As already mentioned, the rapidity of response of the regulation valve 7 with a large opening, i.e. small throttling, is extremely poor, since large valve movements are needed in order to bring about the desired change in the flow of steam. According to the invention, this is assisted, as described, by virtue of the fact that the by-pass valve 9 is already introduced as part of the regulation process before the full load range, for instance with 90 to 95% opening of the regulation valve 7. This can be accomplished with the aid of the control circuit 14-18.

In such control circuit the component 14 constitutes a threshold value transmitter, at the input a'" of which there appears the signal delivered at the output c of the regulation amplifier 11. At the input b'" of such threshold value transmitter 14 there is applied a threshold value signal, for instance corresponding to 90 to 95% opening of the regulation valve 7, so that the signal from the regulation amplifier 11 is passed by the threshold value transmitter 14 when it exceeds the threshold value signal appearing at the input b'" of such threshold value transmitter 14. Both of the signals are compared in the summation or addition element 15, and the differential signal is delivered to control device 16. Whenever the signal delivered by the regulation amplifier 11 exceeds the boundary value of the signal appearing at the input b'" of the threshold value transmitter 14, then the control device 16 delivers a constant signal by means of the summation elements 17 and 13 to the servomotor 10 for the by-pass valve 9, which is then adjusted to a certain opening. The by-pass valve 9 is thus prepared to carry out an upwards as well as downwards regulation when the regulation signal delivered by the regulation amplifier 11 approaches the full load value. The signal delivered by the control device 16 provides a corresponding setting of the size or degree of opening of the by-pass valve 9, so that there is realized a rapid and good regulation response. The signal delivered by the control device 16 is supplied to the summation element 19 for subtraction from the signal delivered to the regulation valve 7, in order to thereby insure for a continuous control.

Connected in parallel with the summation element 15 and the control device 16 is a differentiation element 18 to which there is supplied the signal delivered from the threshold value transmitter 14. Therefore, if the signal delivered by the regulation amplifier 11 exceeds the threshold value of the signal set at the input b'" of the threshold value transmitter 14, then the signal delivered by the regulation amplifier 11 is also infed to the differentiation element 18 which therefore, during rapid load changes, alters the setting of the by-pass valve 9 by means of the summation elements 17 and 13 and the servomotor 10. Since, as mentioned the adjusted degree of opening of the by-pass valve 9 in this case thus provides rapid regulation response, there is obtained the desired rapid regulation response for the entire installation.

The signal from the differentiation element 18 progressively decays. If, however, the signal from the regulation amplifier 11 drops below the full load signal set at the input b' of the threshold value transmitter 12, then, the signal change coming from the regulation amplifier 11 also influences the servomotor 8, which thus progressively corrects the adjustment of the regulation valve 7. On the other hand, if the signal delivered by the regulation amplifier 11 exceeds the signal appearing at the input b' of the threshold value transmitter 12, then the change is delivered by the regulation amplifier 11 directly to the input a" of the summation element 13, so that the by-pass valve can be directly set.
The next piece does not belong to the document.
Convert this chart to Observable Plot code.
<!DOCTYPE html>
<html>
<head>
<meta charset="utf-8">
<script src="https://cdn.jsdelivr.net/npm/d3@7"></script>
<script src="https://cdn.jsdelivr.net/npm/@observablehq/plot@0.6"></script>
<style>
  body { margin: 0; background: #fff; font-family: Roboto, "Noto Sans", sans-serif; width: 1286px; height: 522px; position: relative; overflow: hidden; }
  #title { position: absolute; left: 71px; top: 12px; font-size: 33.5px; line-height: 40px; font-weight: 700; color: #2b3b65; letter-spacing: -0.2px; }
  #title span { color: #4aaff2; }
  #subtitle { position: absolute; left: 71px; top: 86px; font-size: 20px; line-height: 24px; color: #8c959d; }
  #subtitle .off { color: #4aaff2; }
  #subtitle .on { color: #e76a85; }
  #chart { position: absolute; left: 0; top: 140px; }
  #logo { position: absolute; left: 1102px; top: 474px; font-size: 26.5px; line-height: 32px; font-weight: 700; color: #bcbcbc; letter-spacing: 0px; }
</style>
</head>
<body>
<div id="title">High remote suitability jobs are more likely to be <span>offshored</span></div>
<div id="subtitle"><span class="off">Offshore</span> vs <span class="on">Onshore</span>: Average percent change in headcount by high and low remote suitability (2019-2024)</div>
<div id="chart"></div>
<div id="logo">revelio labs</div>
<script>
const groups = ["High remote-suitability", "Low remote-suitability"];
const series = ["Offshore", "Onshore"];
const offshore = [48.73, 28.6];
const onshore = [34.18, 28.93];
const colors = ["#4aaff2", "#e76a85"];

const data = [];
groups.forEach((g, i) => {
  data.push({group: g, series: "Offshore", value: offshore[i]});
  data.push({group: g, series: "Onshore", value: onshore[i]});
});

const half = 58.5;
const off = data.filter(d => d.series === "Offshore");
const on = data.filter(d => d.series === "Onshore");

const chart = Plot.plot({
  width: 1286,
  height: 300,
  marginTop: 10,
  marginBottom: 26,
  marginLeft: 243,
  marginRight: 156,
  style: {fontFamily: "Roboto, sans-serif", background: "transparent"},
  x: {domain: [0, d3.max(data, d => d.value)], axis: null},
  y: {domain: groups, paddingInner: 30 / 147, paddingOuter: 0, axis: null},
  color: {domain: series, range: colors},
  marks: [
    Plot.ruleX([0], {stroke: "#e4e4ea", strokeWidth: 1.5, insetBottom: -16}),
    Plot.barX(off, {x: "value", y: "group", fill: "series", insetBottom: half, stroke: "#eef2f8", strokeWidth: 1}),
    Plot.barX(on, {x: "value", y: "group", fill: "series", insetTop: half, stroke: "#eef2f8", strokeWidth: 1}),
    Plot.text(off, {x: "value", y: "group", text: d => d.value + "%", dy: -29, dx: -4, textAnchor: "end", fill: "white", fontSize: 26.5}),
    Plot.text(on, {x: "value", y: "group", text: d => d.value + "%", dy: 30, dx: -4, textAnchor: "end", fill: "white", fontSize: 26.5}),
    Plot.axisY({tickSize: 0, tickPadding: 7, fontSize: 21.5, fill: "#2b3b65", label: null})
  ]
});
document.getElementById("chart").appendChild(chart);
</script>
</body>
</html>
The threshold value transmitter 14 is constructed as a maximum selector which passes the largest of the input signals appearing at the inputs a'" and b'". Therefore, if the signal delivered by the regulation amplifier 11 falls below the reference signal appearing at the input b'" of the threshold value transmitter 14, then this reference signal is passed through.

In so doing, the input signals at the summation element 15 are equal to one another, so that a null signal appears at the control device 16. The differentiation element 18 receives only the constant reference signal from the input b'" of the threshold value transmitter 14, with the result that the output of the differentiation element 18 and therefore also that of the summation element 17 is equal to null, i.e. the circuit 14 to 18 is then completely non-functional.

While there are shown and described present and preferred embodiments of the invention, it is to be distinctly understood that the invention is not limited thereto, but may be otherwise variously embodied and practiced within the scope of the following claims. Accordingly,

Claims

1. A regulation system for regulating a predetermined magnitude of a steam turbine installation having a steam generator and a multi-stage turbine including a high-pressure stage having an entrance to said high-pressure stage, said regulation system comprising, in combination:

a regulation valve arranged between the steam generator and the entrance to the high-pressure stage of the turbine;

a by-pass valve arranged between the steam generator and the high-pressure stage in parallel to said regulation valve and connected with a location of the high-pressure stage disposed downstream of said entrance to said high-pressure stage;

a first control circuit including a first control device provided for the regulation valve;

a second control circuit including a second control device provided for the by-pass valve;

said first control circuit for the regulation valve delivering a signal which influences said second control device for said by-pass valve such that when the opening of the regulation valve exceeds a predetermined magnitude said second control device for the by-pass valve opens the by-pass valve to a predetermined magnitude; and

a differentiation element connected in parallel with the second control circuit for the by-pass valve for influencing the magnitude of opening of the by-pass valve as a function of variations in the signal received from the first control circuit of the regulation valve.

2. The regulation system as defined in claim 1, wherein said first control circuit further includes:

a regulation amplifier having an input side fed with inputs representative of an actual value and a reference value of the magnitude to be regulated having an output;

a threshold value transmitter connected in circuit with said output of said regulation amplifier and delivering a signal to said first control device of said regulation valve for controlling operation of said regulation valve; and

a summation element connected in circuit between said threshold value transmitter and said first control device for controlling said signal delivered to said first control device.

3. The regulation system as defined in claim 2, wherein:

said threshold value transmitter comprises a minimum selector.

4. The regulation system as defined in claim 2, wherein said second control circuit further comprises:

a threshold value transmitter;

said threshold value transmitter having first and second inputs;

said first input of said threshold value transmitter being connected with said output of said regulation amplifier;

control means having an input and an output;

said input of said control means being connected in circuit with said threshold value transmitter;

a summation element connected in circuit with the output of said control means and said second control device for said by-pass valve.

5. The regulation system as defined in claim 4, further including:

a summation element connected in circuit between said second input of said threshold value transmitter of said second control circuit and said input of said control means.

6. The regulation system as defined in claim 4, wherein:

said threshold value transmitter of said second control circuit comprises a maximum selector.